Here’s a sample of ongoing and completed projects in Nevada, by county:

Clark County

  • Spring Mountains National Recreation Area – Habitat conservation project to protect water sources and fragile riparian habitat used by many wildlife species such as desert tortoise, aquatic species, songbirds and more.

    Elko County

  • Bear Paw Spring – Fencing project to exclude livestock from fragile riparian habitat.
  • Bruneau River – Noxious weed treatments to improve habitat for elk and other wildlife.
  • Eastern Elko County – Water development project to install guzzlers for elk and deer, reducing conflicts between livestock and wildlife.
  • Goose Creek Elk Management Area – Research project to determine browsing habits of elk and deer.
  • Humboldt-Toiyabe National Forest – Noxious weed treatments to improve habitat for elk and other wildlife; fencing project to exclude livestock from fragile riparian habitats.
  • Spruce Mountain – Seeding project to improve forage and habitat for elk, deer and antelope.

    Humboldt County

  • Humboldt-Toiyabe National Forest – Seeding project to improve forage and habitat for elk and deer.

    Lincoln County

  • Cave Valley – Habitat restoration project to benefit mule deer, elk, bighorn sheep, antelope, sage grouse, songbirds and rare or endangered aquatic species.
    Muleshoe Valley – Water development project to repair guzzlers for elk, deer and antelope; seeding project to improve forage and habitat for elk and deer.

    Nye County

  • Humboldt-Toiyabe National Forest – Prescribed burning project to increase forage for elk and deer.

    White Pine County

  • Blue Mass Scenic Area Landscape Project – Restoration project to remove pinion and juniper, and improve sagebrush/steppe and riparian habitats on some 13,000 acres.
  • Cattle Camp Wash Springs – Habitat rehabilitation project to restore fragile riparian areas.
  • Duck Creek Basin – Elk relocation project to capture and move 100 elk to end conflicts with livestock operation.
  • Humboldt-Toiyabe National Forest – Water development project to install guzzlers for elk and deer, and brush mowing project to rejuvenate sagebrush and bitterbrush to improve forage for elk and deer.
  • Indian Creek Land Acquisitions – Cooperative land protection project to permanently protect private in-holdings within designated wilderness areas.
  • Kern Mountains – Aspen restoration project to improve habitat for elk and other wildlife.
  • Mokemoke Mountains – Water development project to install guzzlers for elk, deer, antelope and bighorn sheep.
  • North Antelope Valley – Research project to determine best methods for removing cheat grass.
  • Schell Creek Landscape Conservation Plan – Aspen restoration, noxious weed treatment and pinion/juniper control projects to improve habitat for elk and other wildlife.
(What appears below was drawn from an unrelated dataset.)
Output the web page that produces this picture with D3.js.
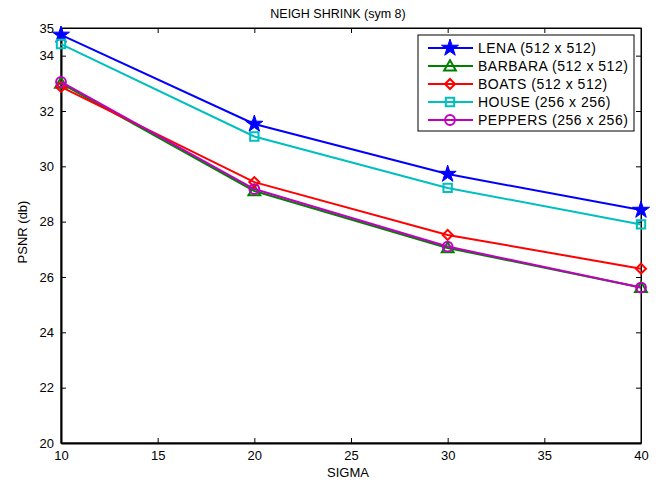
<!DOCTYPE html>
<html>
<head>
<meta charset="utf-8">
<script src="https://cdn.jsdelivr.net/npm/d3@7"></script>
<style>
  body { margin: 0; background: #fff; }
  svg { display: block; font-family: "Liberation Sans", Arial, sans-serif; }
</style>
</head>
<body>
<svg id="chart" width="662" height="483"></svg>
<script>
// Noise levels (sigma) and PSNR results for each test image
const sigmas = [10, 20, 30, 40];
const lena    = [34.75, 31.53, 29.72, 28.42];
const barbara = [33.00, 29.11, 27.05, 25.62];
const boats   = [32.87, 29.43, 27.52, 26.30];
const house   = [34.42, 31.08, 29.22, 27.90];
const peppers = [33.05, 29.18, 27.10, 25.62];

const seriesNames = ["LENA (512 x 512)", "BARBARA (512 x 512)", "BOATS (512 x 512)", "HOUSE (256 x 256)", "PEPPERS (256 x 256)"];
const seriesColors = ["#0000ff", "#008000", "#ff0000", "#00bfbf", "#bf00bf"];
const seriesMarkers = ["star", "triangle", "diamond", "square", "circle"];
const seriesValues = [lena, barbara, boats, house, peppers];

const xTicks = [10, 15, 20, 25, 30, 35, 40];
const yTicks = [20, 22, 24, 26, 28, 30, 32, 34, 35];

const svg = d3.select("#chart");
const mLeft = 61, mRight = 641, mTop = 28, mBottom = 443;

const x = d3.scaleLinear().domain([10, 40]).range([mLeft, mRight]);
const y = d3.scaleLinear().domain([20, 35]).range([mBottom, mTop]);

// plot box
svg.append("rect").attr("x", mLeft).attr("y", mTop)
  .attr("width", mRight - mLeft).attr("height", mBottom - mTop)
  .attr("fill", "#fff").attr("stroke", "#000").attr("stroke-width", 1);

// axes with inward ticks
const tl = 5;
const gx = svg.append("g").attr("transform", `translate(0,${mBottom})`)
  .call(d3.axisBottom(x).tickValues(xTicks).tickSizeInner(-tl).tickSizeOuter(0).tickPadding(8));
const gxt = svg.append("g").attr("transform", `translate(0,${mTop})`)
  .call(d3.axisTop(x).tickValues(xTicks).tickSizeInner(-tl).tickSizeOuter(0).tickFormat(""));
const gy = svg.append("g").attr("transform", `translate(${mLeft},0)`)
  .call(d3.axisLeft(y).tickValues(yTicks).tickSizeInner(-tl).tickSizeOuter(0).tickPadding(7));
const gyr = svg.append("g").attr("transform", `translate(${mRight},0)`)
  .call(d3.axisRight(y).tickValues(yTicks).tickSizeInner(-tl).tickSizeOuter(0).tickFormat(""));

[gx, gxt, gy, gyr].forEach(g => {
  g.select(".domain").attr("stroke", "#000").attr("stroke-width", 2);
  g.selectAll(".tick line").attr("stroke", "#000");
  g.selectAll(".tick text").attr("fill", "#000").attr("font-size", 13)
    .attr("font-family", "Liberation Sans, Arial, sans-serif");
});
gxt.select(".domain").attr("stroke-width", 1);
gyr.select(".domain").attr("stroke-width", 1);

// titles
svg.append("text").attr("x", 338).attr("y", 18)
  .attr("text-anchor", "middle").attr("font-size", 12.5).text("NEIGH SHRINK (sym 8)");
svg.append("text").attr("x", 348).attr("y", 477)
  .attr("text-anchor", "middle").attr("font-size", 13).text("SIGMA");
svg.append("text").attr("transform", `translate(27,232) rotate(-90)`)
  .attr("text-anchor", "middle").attr("font-size", 13).text("PSNR (db)");

const symbolFor = {
  star: d3.symbol().type(d3.symbolStar).size(90),
  triangle: d3.symbol().type(d3.symbolTriangle).size(60),
  diamond: d3.symbol().type(d3.symbolSquare).size(50),
  square: d3.symbol().type(d3.symbolSquare).size(70),
  circle: d3.symbol().type(d3.symbolCircle).size(75)
};

function drawMarker(g, kind, color, cx, cy) {
  let tf = `translate(${cx},${cy})`;
  if (kind === "triangle") tf += " translate(0,1)";
  if (kind === "diamond") tf += " rotate(45)";
  const p = g.append("path").attr("d", symbolFor[kind]())
    .attr("transform", tf)
    .attr("stroke", color).attr("stroke-width", 2);
  if (kind === "star") p.attr("fill", color).attr("stroke-width", 1);
  else p.attr("fill", "none");
}

const line = d3.line().x(d => x(d[0])).y(d => y(d[1]));
const plot = svg.append("g");
seriesValues.forEach((vals, i) => {
  const pts = sigmas.map((s, j) => [s, vals[j]]);
  plot.append("path").datum(pts).attr("d", line)
    .attr("fill", "none").attr("stroke", seriesColors[i]).attr("stroke-width", 2);
  pts.forEach(p => drawMarker(plot, seriesMarkers[i], seriesColors[i], x(p[0]), y(p[1])));
});

// legend
const lg = svg.append("g");
lg.append("rect").attr("x", 418).attr("y", 35).attr("width", 216).attr("height", 96)
  .attr("fill", "#fff").attr("stroke", "#000").attr("stroke-width", 1);
seriesNames.forEach((name, i) => {
  const yy = 48 + i * 18;
  lg.append("line").attr("x1", 428).attr("x2", 473).attr("y1", yy).attr("y2", yy)
    .attr("stroke", seriesColors[i]).attr("stroke-width", 2);
  drawMarker(lg, seriesMarkers[i], seriesColors[i], 450, yy);
  lg.append("text").attr("x", 478).attr("y", yy + 5).attr("font-size", 14)
    .attr("letter-spacing", 0.5).text(name);
});
</script>
</body>
</html>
These projects are part of the giant Great Basin Initiative affecting 2 million acres.
  • Ward Mountain – Sagebrush, aspen and high-elevation conifer restoration projects on 120,000 acres of federal and tribal lands. These projects will restore native ecosystems and treat wildland/urban interface sites.

    Elk Foundation partners in these projects have included Barrick Goldstrike Mines Inc., Bureau of Land Management, Eastern Nevada Landscape Coalition, Elko Bighorns Unlimited, Environmental Protection Agency, Ducks Unlimited, Mule Deer Foundation, Natural Resources Conservation Service, Nevada Division of Agriculture, Nevada Department of Forestry, Nevada Department of Transportation, Nevada Division of State Lands, Nevada Division of Wildlife, National Fish and Wildlife Foundation, Nevada Bighorns Unlimited, Nevada Cattlemen’s Association, Nevada Chukar Foundation, Newmont Gold Company, Placer Dome Gold Company, Safari Club International, Society of Range Management, Soil and Water Enhancement Action Team Coalition, Trout Unlimited, University of Nevada, U.S. Forest Service, Westmont Gold Inc., Wildlife Habitat Improvement of Nevada, and Wildlife Management Institute.